Three months later, UNC announced Thursday that based on new information provided by UNC, the NCAA ruled that Ramsay did not violate NCAA rules. A rising senior from Red Bank, N.J., Ramsay has been cleared to return to the team and has one season of eligibility remaining.
On Nov. 15, UNC had announced that Ramsay had been declared permanently ineligible – banned for life – after it was determined he committed a violation in the NCAA’s investigation into impermissible benefits and academic misconduct in the UNC football program.
UNC athletic director Dick Baddour said Thursday evening that he was delighted with the new ruling.
“He has been through a lot, and he’ a first-class student-athlete,” Baddour said in a telephone interview. “He has done very well in the classroom and he can make a contribution to the program.”
Ramsay played the first four games of the 2010 season but was held out for the rest of the season after the discovery of an e-mail exchange with tutor Jennifer Wiley suggesting changes to a three-page paper for a sociology class in November of 2008.

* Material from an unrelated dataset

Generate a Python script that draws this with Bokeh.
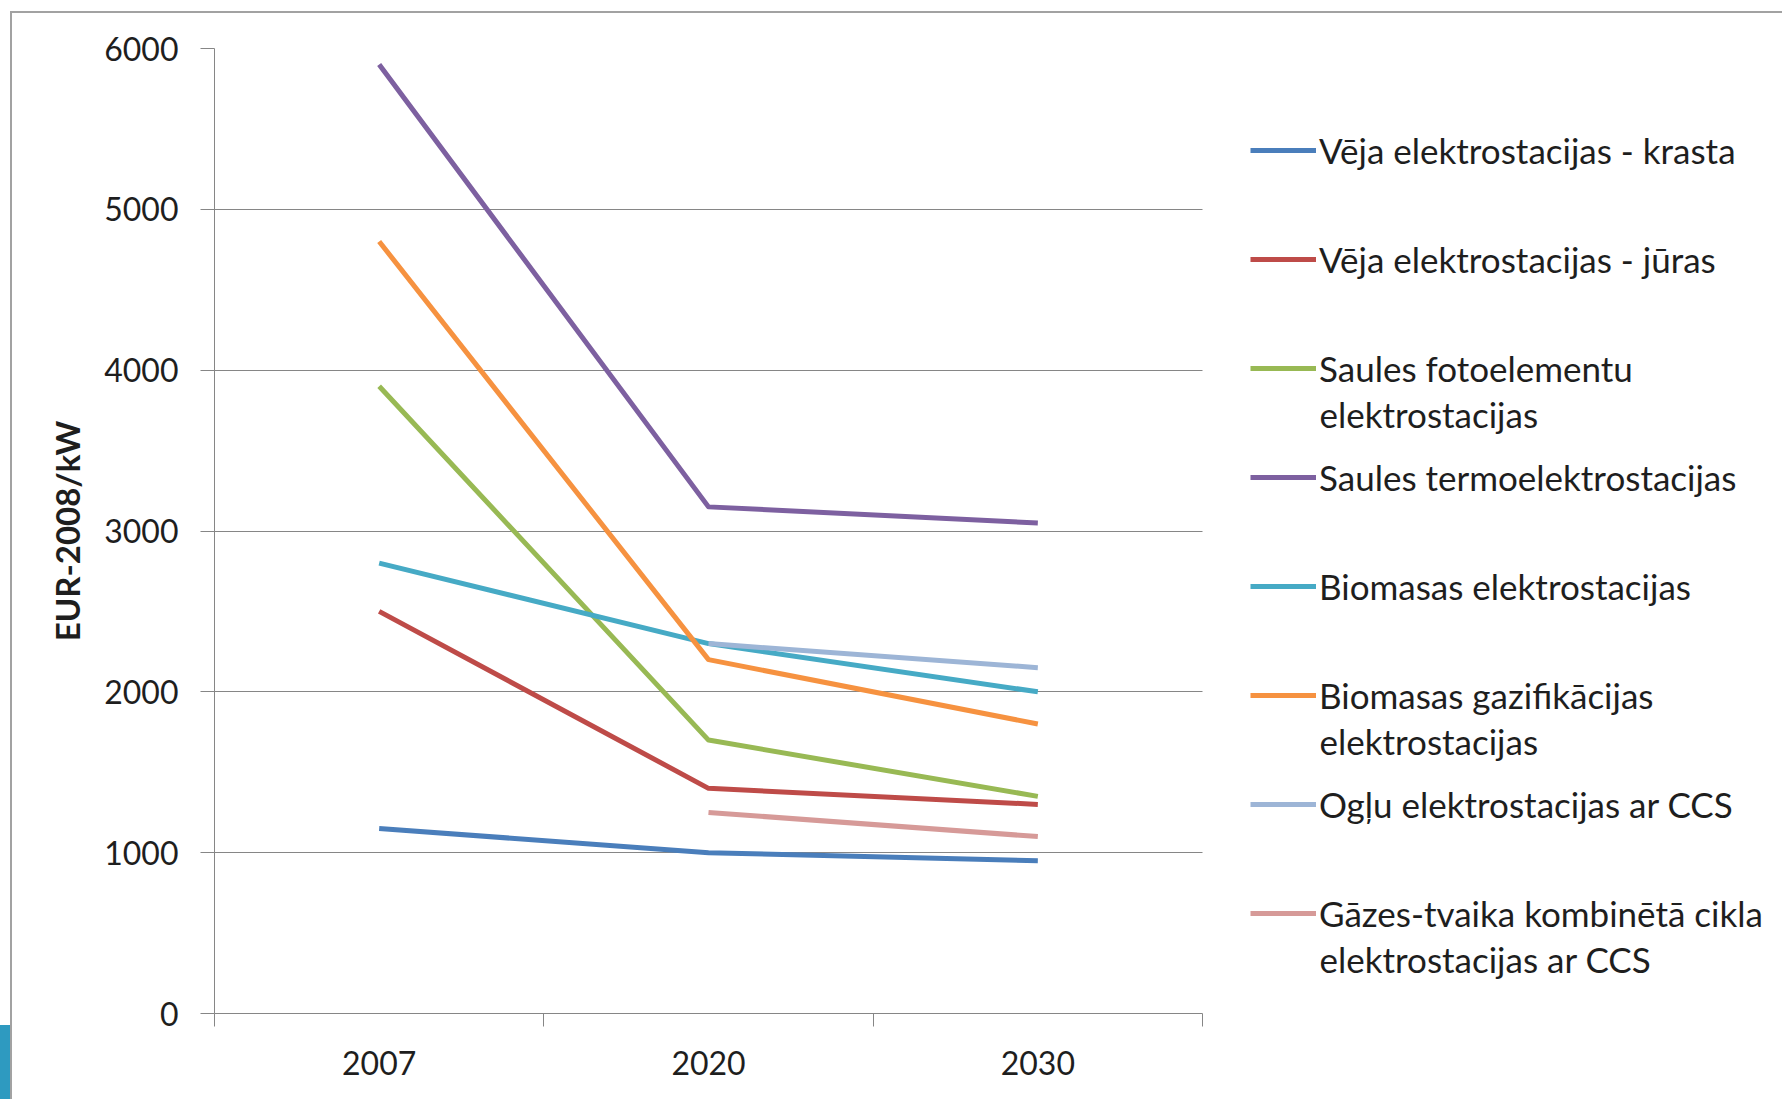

But Lee was determined that Ramsay hadn’t committed a violation. She voiced her frustration to school officials and tried to contact the NCAA with her concerns. UNC appealed Ramsay’s case, and Lee provided copies of the e-mail exchange to The Charlotte Observer and Raleigh News & Observer, saying the NCAA’s penalty was cruel and excessive.
Robert Orr, a former North Carolina Supreme Court justice and the executive director and senior counsel for the North Carolina Institute of Constitutional Law, took up Ramsay’s case. He, too, was convinced Ramsay hadn’t violated an NCAA rule.
Orr asked for a postponement of the original appeal, which was scheduled for December, because in order to take part in the appeal Ramsay would have had to admit he had violated a rule. Orr instead wanted to produce new evidence that showed Ramsay hadn’t committed a violation.
Baddour said UNC officials appreciate the time and attention given to the case by the NCAA staff.
As a result of the investigation, 14 Tar Heel players missed at least one game, and seven missed the entire season.